=== Raw data ===
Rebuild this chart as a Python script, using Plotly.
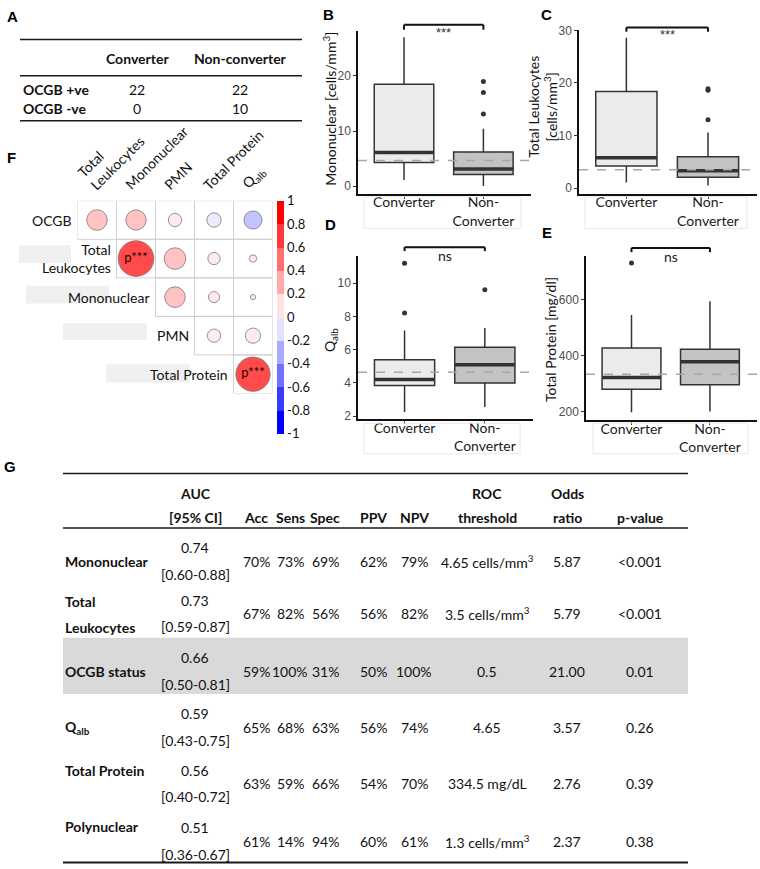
import math
import plotly.graph_objects as go

W, H = 760, 869

# ---------------- data ----------------
# panel A
a_cols = ["Converter", "Non-converter"]
a_rows = ["OCGB +ve", "OCGB -ve"]
a_counts = [[22, 22], [0, 10]]

# panels B-E: [lower whisker, q1, median, q3, upper whisker] for converter / non-converter
groups = ["Converter", "Non-<br>Converter"]
mono_stats = [[1.1, 4.3, 6.1, 18.5, 27.0], [0.0, 2.1, 3.1, 6.2, 10.4]]
mono_out = [[], [13.1, 17.0, 19.0]]
leuk_stats = [[1.1, 4.2, 5.8, 18.4, 28.6], [0.5, 2.1, 3.3, 6.0, 10.6]]
leuk_out = [[], [13.0, 18.6, 18.9]]
qalb_stats = [[2.25, 3.85, 4.2, 5.4, 7.15], [2.55, 4.0, 5.1, 6.15, 7.3]]
qalb_out = [[8.2, 11.2], [9.6]]
prot_stats = [[199, 281, 323, 428, 546], [202, 297, 379, 424, 595]]
prot_out = [[731], []]
cutoffs = [4.65, 3.5, 4.65, 334.5]
signif = ["***", "***", "ns", "ns"]

# panel F
corr_rows = ["OCGB", "Total<br>Leukocytes", "Mononuclear", "PMN", "Total Protein"]
corr_cols = ["Total<br>Leukocytes", "Mononuclear", "PMN", "Total Protein", "Q<sub>alb</sub>"]
corr_r = [
    [0.31, 0.30, 0.13, -0.15, -0.24],
    [None, 0.93, 0.34, 0.11, 0.04],
    [None, None, 0.31, 0.09, 0.02],
    [None, None, None, 0.13, 0.17],
    [None, None, None, None, 0.86],
]
corr_sig = [(1, 1), (4, 4)]
cbar_ticks = [1, 0.8, 0.6, 0.4, 0.2, 0, -0.2, -0.4, -0.6, -0.8, -1]

# panel G
g_head_top = ["AUC", "", "", "", "", "", "ROC", "Odds", ""]
g_head_bot = ["[95% CI]", "Acc", "Sens", "Spec", "PPV", "NPV", "threshold", "ratio", "p-value"]
g_rows = [["Mononuclear"], ["Total", "Leukocytes"], ["OCGB status"],
          ["Q<sub>alb</sub>"], ["Total Protein"], ["Polynuclear"]]
auc = ["0.74", "0.73", "0.66", "0.59", "0.56", "0.51"]
auc_ci = ["[0.60-0.88]", "[0.59-0.87]", "[0.50-0.81]", "[0.43-0.75]", "[0.40-0.72]", "[0.36-0.67]"]
acc = ["70%", "67%", "59%", "65%", "63%", "61%"]
sens = ["73%", "82%", "100%", "68%", "59%", "14%"]
spec = ["69%", "56%", "31%", "63%", "66%", "94%"]
ppv = ["62%", "56%", "50%", "56%", "54%", "60%"]
npv = ["79%", "82%", "100%", "74%", "70%", "61%"]
roc_thr = ["4.65 cells/mm<sup>3</sup>", "3.5 cells/mm<sup>3</sup>", "0.5", "4.65",
           "334.5 mg/dL", "1.3 cells/mm<sup>3</sup>"]
odds = ["5.87", "5.79", "21.00", "3.57", "2.76", "2.37"]
pval = ["&lt;0.001", "&lt;0.001", "0.01", "0.26", "0.39", "0.38"]
highlight_row = 2


# ---------------- helpers (page pixels -> paper) ----------------
def fx(x):
    return x / W


def fy(y):
    return 1 - y / H


annotations = []
shapes = []
TXT = "Lato"
NUM = "Liberation Sans"


def note(x, y, text, size=14, bold=False, family=TXT, color="#111111",
         xanchor="center", yanchor="middle", **kw):
    if bold:
        text = "<b>" + text + "</b>"
    annotations.append(dict(x=fx(x), y=fy(y), xref="paper", yref="paper", text=text,
                            showarrow=False, xanchor=xanchor, yanchor=yanchor,
                            font=dict(family=family, size=size, color=color), **kw))


def hline(y, x0, x1, width=1.5, color="#1a1a1a"):
    shapes.append(dict(type="line", xref="paper", yref="paper", x0=fx(x0), x1=fx(x1),
                       y0=fy(y), y1=fy(y), line=dict(color=color, width=width)))


def letter(s, x, y):
    note(x, y, s, size=15, bold=True, family=NUM, color="#000000")


fig = go.Figure()

# ---------------- panel A ----------------
letter("A", 12, 11)
hline(34, 20, 302)
hline(70.5, 20, 302)
hline(116, 20, 302)
a_x = [137, 240]
for c, name in enumerate(a_cols):
    note(a_x[c], 53, name, bold=True)
for r, name in enumerate(a_rows):
    yy = [84, 104][r]
    note(21, yy, name, bold=True, xanchor="left")
    for c in range(2):
        note(a_x[c], yy, str(a_counts[r][c]))

# ---------------- panels B-E ----------------
box_panels = [
    dict(n=1, stats=mono_stats, out=mono_out, title="Mononuclear [cells/mm<sup>3</sup>]",
         xpx=(358, 531), ypx=(25, 190), yrange=[-1.4, 28.2], yticks=[0, 10, 20],
         tpos=(330, 104), lab=("B", 328, 9), br=(19, 24), sy=27, lbox=(364, 521, 193, 225)),
    dict(n=2, stats=leuk_stats, out=leuk_out, title="Total Leukocytes<br>[cells/mm<sup>3</sup>]",
         xpx=(579, 757), ypx=(24.3, 190), yrange=[-1.07, 30.07], yticks=[0, 10, 20, 30],
         tpos=(543, 102), lab=("C", 546, 9), br=(21.7, 26), sy=29, lbox=(585, 747, 193, 225)),
    dict(n=3, stats=qalb_stats, out=qalb_out, title="Q<sub>alb</sub>",
         xpx=(358, 533), ypx=(253, 418), yrange=[1.82, 11.63], yticks=[2, 4, 6, 8, 10],
         tpos=(330, 338), lab=("D", 330, 221), br=(244, 248), sy=252, lbox=(364, 520, 422, 453)),
    dict(n=4, stats=prot_stats, out=prot_out, title="Total Protein [mg/dl]",
         xpx=(586, 757), ypx=(253.3, 419), yrange=[170.7, 755], yticks=[200, 400, 600],
         tpos=(550, 338), lab=("E", 547, 229), br=(244.7, 249), sy=253, lbox=(593, 748, 422, 453)),
]
box_fill = ["#ebebeb", "#c3c3c3"]
BOXW = 0.75
axes = {}

for k, p in enumerate(box_panels):
    n = p["n"]
    xa = "x" if n == 1 else "x%d" % n
    ya = "y" if n == 1 else "y%d" % n
    x0, x1 = p["xpx"]
    y0, y1 = p["ypx"]

    for g in range(2):
        lo, q1, med, q3, hi = p["stats"][g]
        fig.add_trace(go.Box(x=[g], lowerfence=[lo], q1=[q1], median=[med], q3=[q3],
                             upperfence=[hi], width=BOXW, whiskerwidth=0,
                             fillcolor=box_fill[g], line=dict(color="#333333", width=1.5),
                             boxpoints=False, hoverinfo="skip", xaxis=xa, yaxis=ya))
        shapes.append(dict(type="line", xref=xa, yref=ya, x0=g - BOXW / 2, x1=g + BOXW / 2,
                           y0=med, y1=med, line=dict(color="#333333", width=3.5)))
        if p["out"][g]:
            fig.add_trace(go.Scatter(x=[g] * len(p["out"][g]), y=p["out"][g], mode="markers",
                                     marker=dict(size=5, color="#333333"), hoverinfo="skip",
                                     xaxis=xa, yaxis=ya))

    # cutoff line
    shapes.append(dict(type="line", xref=xa + " domain", yref=ya, x0=0, x1=1,
                       y0=cutoffs[k], y1=cutoffs[k], layer="above",
                       line=dict(color="#a8a8a8", width=1.5, dash="dash")))

    # significance bracket
    def dfrac(ypx, y0=y0, y1=y1):
        return (y1 - ypx) / (y1 - y0)

    btop, bend = dfrac(p["br"][0]), dfrac(p["br"][1])
    bl = dict(color="#111111", width=2)
    shapes.append(dict(type="line", xref=xa, yref=ya + " domain", x0=0, x1=1, y0=btop, y1=btop, line=bl))
    shapes.append(dict(type="line", xref=xa, yref=ya + " domain", x0=0, x1=0, y0=btop, y1=bend, line=bl))
    shapes.append(dict(type="line", xref=xa, yref=ya + " domain", x0=1, x1=1, y0=btop, y1=bend, line=bl))
    sig_font = dict(family=NUM, size=13, color="#333333") if signif[k] == "***" \
        else dict(family=TXT, size=14, color="#222222")
    annotations.append(dict(x=0.5, y=dfrac(p["sy"]), xref=xa, yref=ya + " domain",
                            text=signif[k], showarrow=False, font=sig_font, yanchor="middle"))

    # faint frame around category labels
    lx0, lx1, ly0, ly1 = p["lbox"]
    shapes.append(dict(type="rect", xref="paper", yref="paper", x0=fx(lx0), x1=fx(lx1),
                       y0=fy(ly1), y1=fy(ly0), line=dict(color="#e8e8e8", width=1)))

    note(p["tpos"][0], p["tpos"][1], p["title"], size=14, textangle=-90)
    letter(*p["lab"])

    axes["xaxis" if n == 1 else "xaxis%d" % n] = dict(
        domain=[fx(x0), fx(x1)], anchor=ya, range=[-0.58, 1.6], tickvals=[0, 1],
        ticktext=groups, showline=True, linecolor="#111111", linewidth=1.5,
        ticks="outside", ticklen=3, tickcolor="#333333", showgrid=False, zeroline=False,
        ticklabelstandoff=-8,
        tickfont=dict(family=TXT, size=14, color="#1a1a1a"))
    axes["yaxis" if n == 1 else "yaxis%d" % n] = dict(
        domain=[fy(y1), fy(y0)], anchor=xa, range=p["yrange"], tickvals=p["yticks"],
        showline=True, linecolor="#111111", linewidth=1.5, ticks="outside", ticklen=3,
        tickcolor="#333333", showgrid=False, zeroline=False,
        tickfont=dict(family=NUM, size=12, color="#4d4d4d"))

# ---------------- panel F ----------------
letter("F", 11, 153)
band_colors = ["#0000FF", "#3939FF", "#7171FF", "#AAAAFF", "#E3E3FF",
               "#FFE3E3", "#FFAAAA", "#FF7171", "#FF3939", "#FF0000"]
cscale = []
for i, c in enumerate(band_colors):
    cscale += [[i / 10, c], [(i + 1) / 10, c]]

cx, cy, cr = [], [], []
for i, row in enumerate(corr_r):
    for j, r in enumerate(row):
        if r is None:
            continue
        cx.append(j)
        cy.append(i)
        cr.append(r)
        shapes.append(dict(type="rect", xref="x5", yref="y5", x0=j - 0.5, x1=j + 0.5,
                           y0=i - 0.5, y1=i + 0.5, layer="below",
                           line=dict(color="#cfcfcf", width=1)))

fig.add_trace(go.Scatter(
    x=cx, y=cy, mode="markers", xaxis="x5", yaxis="y5", hoverinfo="skip", cliponaxis=False,
    marker=dict(size=[37 * math.sqrt(abs(r)) for r in cr], color=cr, colorscale=cscale,
                cmin=-1, cmax=1, line=dict(color="#444444", width=0.8), showscale=True,
                colorbar=dict(x=fx(277), xanchor="left", y=fy(197), yanchor="top",
                              lenmode="pixels", len=233, thickness=7, xpad=0, ypad=0,
                              outlinewidth=0, tickvals=cbar_ticks,
                              ticktext=[("%g" % t) for t in cbar_ticks], ticks="",
                              tickfont=dict(family=TXT, size=13, color="#111111")))))
fig.add_trace(go.Scatter(
    x=[s[1] for s in corr_sig], y=[s[0] for s in corr_sig], mode="text", text=["p***"] * len(corr_sig),
    textfont=dict(family=TXT, size=13, color="#2a0000"), xaxis="x5", yaxis="y5",
    hoverinfo="skip", cliponaxis=False))

for i, name in enumerate(corr_rows):
    annotations.append(dict(x=i - 0.5, y=i, xref="x5", yref="y5", text=name, showarrow=False,
                            xanchor="right", xshift=-4, align="right",
                            font=dict(family=TXT, size=14, color="#111111")))
for j, name in enumerate(corr_cols):
    annotations.append(dict(x=j, y=-0.5, xref="x5", yref="y5", text=name, showarrow=False,
                            xanchor="left", yanchor="bottom", textangle=-45, align="left",
                            xshift=-26 if "<br>" in name else -17, yshift=5,
                            font=dict(family=TXT, size=14, color="#111111")))

# grey artefact boxes next to the row labels
for bx0, by0, bx1, by1 in [(19, 242, 71, 260), (26, 283, 109, 301),
                           (63, 321, 147, 338), (106, 362, 190, 381)]:
    shapes.append(dict(type="rect", xref="paper", yref="paper", x0=fx(bx0), x1=fx(bx1),
                       y0=fy(by1), y1=fy(by0), fillcolor="#f0f0f0", line=dict(width=0),
                       layer="below"))

axes["xaxis5"] = dict(domain=[fx(77.5), fx(272.5)], range=[-0.5, 4.5], visible=False, anchor="y5")
axes["yaxis5"] = dict(domain=[fy(392), fy(197)], range=[4.5, -0.5], visible=False, anchor="x5")

# ---------------- panel G ----------------
letter("G", 10, 466)
GL, GR = 63, 688
g_col_x = [195, 256, 290, 325, 373, 414, 487, 567, 640]
row_y = [562, 615, 673, 730, 787, 845]
label_dy = [[0], [-13, 14], [0], [0], [-14], [-15]]

hy = row_y[highlight_row]
shapes.append(dict(type="rect", xref="paper", yref="paper", x0=fx(GL), x1=fx(GR),
                   y0=fy(hy + 23), y1=fy(hy - 34), fillcolor="#d9d9d9", line=dict(width=0),
                   layer="below"))
hline(473, GL, GR)
hline(528, GL, GR)
hline(866.5, GL, GR, width=2)

for c, x in enumerate(g_col_x):
    if g_head_top[c]:
        note(x, 493, g_head_top[c], bold=True)
    note(x, 517, g_head_bot[c], bold=True)

other_cols = [acc, sens, spec, ppv, npv, roc_thr, odds, pval]
for r, yc in enumerate(row_y):
    for line, dy in zip(g_rows[r], label_dy[r]):
        note(GL, yc + dy, line, bold=True, xanchor="left")
    note(g_col_x[0], yc - 14, auc[r])
    note(g_col_x[0], yc + 13, auc_ci[r])
    for c, col in enumerate(other_cols):
        note(g_col_x[c + 1], yc, col[r])

fig.update_layout(
    width=W, height=H, margin=dict(l=0, r=0, t=0, b=0),
    paper_bgcolor="white", plot_bgcolor="white", showlegend=False,
    annotations=annotations, shapes=shapes, **axes)

# the page body keeps an 8px default margin; drop it so the figure fills the window
fig.write_html("out.html", config={"displayModeBar": False},
               post_script="document.body.style.margin='0px';")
===
Return exactly what appears from the opening line of the material through the line with "a_counts = [[22, 22], [0, 10]]", apart from the pictures.

Rebuild this chart as a Python script, using Plotly.
import math
import plotly.graph_objects as go

W, H = 760, 869

# ---------------- data ----------------
# panel A
a_cols = ["Converter", "Non-converter"]
a_rows = ["OCGB +ve", "OCGB -ve"]
a_counts = [[22, 22], [0, 10]]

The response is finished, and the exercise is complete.